One of the myths that capitalism relies on is the way excess (prosperity) is presented as the grand goal for all. Rather than put limitations around wealth, we talk about it as something that anyone can attain with just a little hard work or the right timing of the market. This myth operates at both a local and a global level, driving the idea that the world will be a better place when everyone lives like the richest nations. But not only is this not possible, it begs the moral question of if this is even something we should aspire towards. A question that Kingsnorth notes was being asked by the British economist, E.F. Schumacher in the 1970s:

"The foundations of peace cannot be laid by universal prosperity, in the modern sense because such prosperity, if attainable at all, is attainable only by cultivating such drives of human nature as greed and envy, which destroy intelligence, happiness, serenity, and thereby the peacefulness of man."

The thing that makes ethics so tricky in our age is that we are trying to work out individual moral choices against the backdrop of a capitalist system that has made virtues of what was once considered vice.

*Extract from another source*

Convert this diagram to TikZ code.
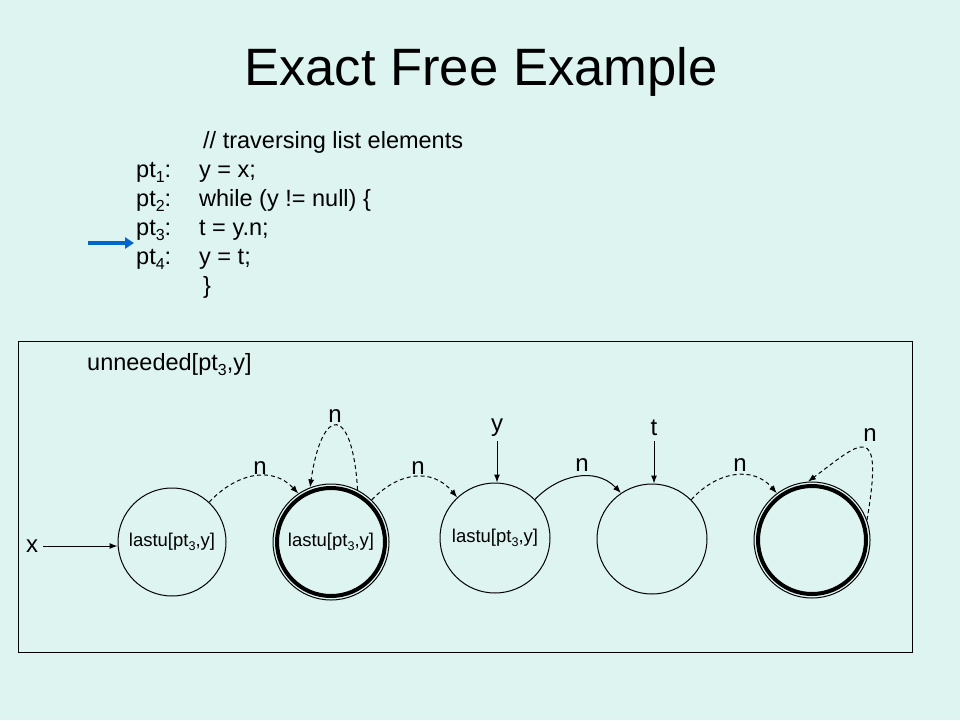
\documentclass[tikz,border=0pt]{standalone}
\usepackage{fontspec}
\setmainfont{Liberation Sans}
\usetikzlibrary{arrows.meta}
\definecolor{bg}{RGB}{221,244,241}
\definecolor{ptrblue}{RGB}{0,102,204}
\newcommand\lsub[1]{\raisebox{-0.22em}{\scalebox{0.68}{#1}}}
\newcommand\fs[1]{\fontsize{#1}{#1}\selectfont}
\begin{document}
\begin{tikzpicture}[x=1pt,y=-1pt,
  txt/.style={inner sep=0pt, anchor=base west, font=\fs{23.5}},
  state/.style={circle, draw, line width=1pt, inner sep=0pt, font=\fs{18.5}},
  ptr/.style={line width=1pt, -{Latex[length=8pt,width=6pt]}},
  npath/.style={ptr, dash pattern=on 4pt off 3pt},
  lbl/.style={inner sep=2pt, font=\fs{24}},
  thickring/.style={line width=4pt}]
\fill[bg] (0,0) rectangle (960,720);
\useasboundingbox (0,0) rectangle (960,720);

% title
\node[inner sep=0pt, anchor=base, font=\fs{52.6}] (title) at (481,85) {Exact Free Example};

% code
\node[txt] (cmt) at (203,148) {// traversing list elements};
\node[txt] (p1) at (136,177) {pt\lsub{1}:};
\node[txt] (l1) at (199,177) {y = x;};
\node[txt] (p2) at (136,206) {pt\lsub{2}:};
\node[txt] (l2) at (199,206) {while (y != null) \{};
\node[txt] (p3) at (136,235) {pt\lsub{3}:};
\node[txt] (l3) at (199,235) {t = y.n;};
\node[txt] (p4) at (136,264) {pt\lsub{4}:};
\node[txt] (l4) at (199,264) {y = t;};
\node[txt] (l5) at (203,293) {\}};

% current point arrow
\coordinate (ba1) at (88,243);
\coordinate (ba2) at (134,243);
\draw[ptrblue, line width=3.5pt, -{Triangle[length=9pt,width=11pt]}] (ba1) -- (ba2);

% frame
\draw[line width=1pt] (18.5,341) rectangle (912.5,652.5);
\node[txt] (un) at (87,370) {unneeded[pt\lsub{3},y]};

% states
\node[state, minimum size=108pt] (c1) at (172,542) {lastu[pt\lsub{3},y]};
\node[state, minimum size=116pt] (c2) at (331,542) {lastu[pt\lsub{3},y]};
\draw[thickring] (c2.center) circle (54);
\node[state, minimum size=110pt] (c3) at (495,538) {lastu[pt\lsub{3},y]};
\node[state, minimum size=110pt] (c4) at (652,539) {};
\node[state, minimum size=116pt] (c5) at (812,540) {};
\draw[thickring] (c5.center) circle (54);

% pointer labels
\node[lbl] (xl) at (32,546) {x};
\node[lbl] (yl) at (497,428) {y};
\node[lbl] (tl) at (654,428) {t};
\draw[ptr, shorten <=3pt] (xl.east) -- (c1.west |- xl.east);
\draw[ptr, shorten <=2pt] (yl.south) -- (yl.south |- c3.north);
\draw[ptr, shorten <=3pt] (tl.south) -- (tl.south |- c4.north);

% n edges
\draw[npath] (c1.47) .. controls +(27,-29) and +(-26,-28) .. (c2.124.5);
\draw[npath] (c2.63) .. controls +(-5,-85) and +(12,-83) .. (c2.111);
\draw[npath] (c2.46) .. controls +(27,-28) and +(-25,-30) .. (c3.133);
\draw[ptr] (c3.44) .. controls +(23,-24) and +(-26,-27) .. (c4.124);
\draw[npath] (c4.45) .. controls +(25,-28) and +(-24,-28) .. (c5.127);
\draw[npath] (c5.20) .. controls +(18,-105) and +(50,-37) .. (c5.94);

\node[lbl] (n1) at (260,468) {n};
\node[lbl] (n2) at (335,416) {n};
\node[lbl] (n3) at (418,468) {n};
\node[lbl] (n4) at (582,465) {n};
\node[lbl] (n5) at (740,465) {n};
\node[lbl] (n6) at (870,435) {n};
\end{tikzpicture}
\end{document}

Lifestyles of excess are presented as normal and the pursuit of more is seen as the sign of a good life. What I think Kingsnorth is so rightly pointing out is that this has not always been the case; and we may need to be more critical in asking what this has cost us.

January 4, 2026

A quick best of 2025 (to me). Slightly still in flux and still some things I need to catch up on.

Favourite album/s: New Threat From the Soul (Ryan Davis & the Roadhouse Band), Getting Killed (Geese), Bleeds (Wednesday), Wasteland (Jim Ghedi), Headlights (Alex G).

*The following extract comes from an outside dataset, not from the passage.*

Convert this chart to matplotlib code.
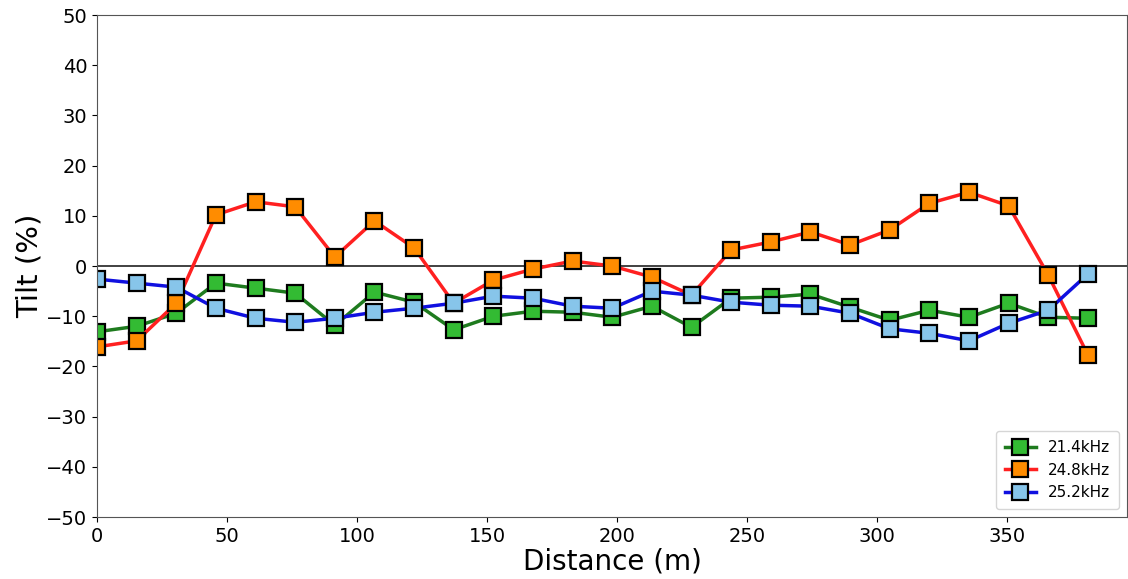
import numpy as np
import matplotlib
matplotlib.use("Agg")
import matplotlib.pyplot as plt

spacing_m = 15.24
n_points = 26
distance = [i * spacing_m for i in range(n_points)]

labels = ["21.4kHz", "24.8kHz", "25.2kHz"]

tilt_214 = [-13.1, -12.0, -9.4, -3.4, -4.4, -5.4, -11.8, -5.2, -7.2, -12.7,
            -10.0, -9.0, -9.2, -10.2, -8.0, -12.2, -6.4, -6.2, -5.6, -8.2,
            -10.8, -8.8, -10.2, -7.4, -10.2, -10.4]
tilt_248 = [-16.1, -14.9, -7.4, 10.2, 12.8, 11.8, 1.8, 9.0, 3.6, -7.4,
            -2.8, -0.6, 1.0, 0.0, -2.2, -5.8, 3.2, 4.8, 6.8, 4.2,
            7.2, 12.5, 14.7, 12.0, -1.8, -17.7]
tilt_252 = [-2.6, -3.4, -4.2, -8.4, -10.4, -11.2, -10.4, -9.2, -8.4, -7.4,
            -6.0, -6.4, -8.0, -8.4, -5.0, -5.8, -7.2, -7.8, -8.0, -9.4,
            -12.5, -13.4, -14.9, -11.4, -8.8, -1.6]

xticks = [0, 50, 100, 150, 200, 250, 300, 350]
yticks = [-50, -40, -30, -20, -10, 0, 10, 20, 30, 40, 50]

fig = plt.figure(figsize=(11.28, 5.79), dpi=100)
ax = fig.add_axes([0.086, 0.107, 0.913, 0.867])

styles = [
    (tilt_214, "#1e7b1e", "#33bb33"),
    (tilt_248, "#ff2020", "#ff8c00"),
    (tilt_252, "#1010e0", "#87c5ea"),
]
for (vals, lc, fc), lab in zip(styles, labels):
    ax.plot(distance, vals, color=lc, lw=2.5, marker="s", markersize=11,
            markerfacecolor=fc, markeredgecolor="black", markeredgewidth=1.6,
            label=lab)

ax.axhline(0, color="#333333", lw=1.3, zorder=1)

ax.set_xlim(0, 396)
ax.set_ylim(-50, 50)
ax.set_xticks(xticks)
ax.set_yticks(yticks)
ax.tick_params(labelsize=14)
ax.set_xlabel("Distance (m)", fontsize=20, labelpad=1)
ax.set_ylabel("Tilt (%)", fontsize=21, labelpad=2)
for s in ax.spines.values():
    s.set_color("#555555")

ax.legend(loc="lower right", fontsize=11, handlelength=2.0, borderpad=0.6,
          labelspacing=0.5)

fig.savefig("out.png", dpi=100)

Favourite Movie/s: Sinners, One Battle After Another, Weapons, Friendship (so weird and tense and bizarrely funny), Final Destination: Bloodlines (absolute blast).

January 3, 2026

"The notion that the Machine is inevitable and natural, and that there is no 'realistic' alternative to its reign, is a self-fulfilling prophecy. It is also a fiction...

The reality is that Machine capitalism did not 'evolve' from small-scale artisan of peasant societies: they had to be deliberately destroyed in order that it might replace them." (Kingsnorth, Against the Machine)

Capitalism does not feed the local economy; it feeds on it. It preys on our sentiment and tells us a story to make us feel as though we are supporting local businesses but instead it is devouring any semblance of that. A good example of this has been the 'Buy Canadian' response to US tariffs over the last year. Many massive corporations exploited this idea in order to increase their profit margins while their existence hurts actual local, independent retailers. Not to mention that the little of the profit of those larger corporations stays within the community.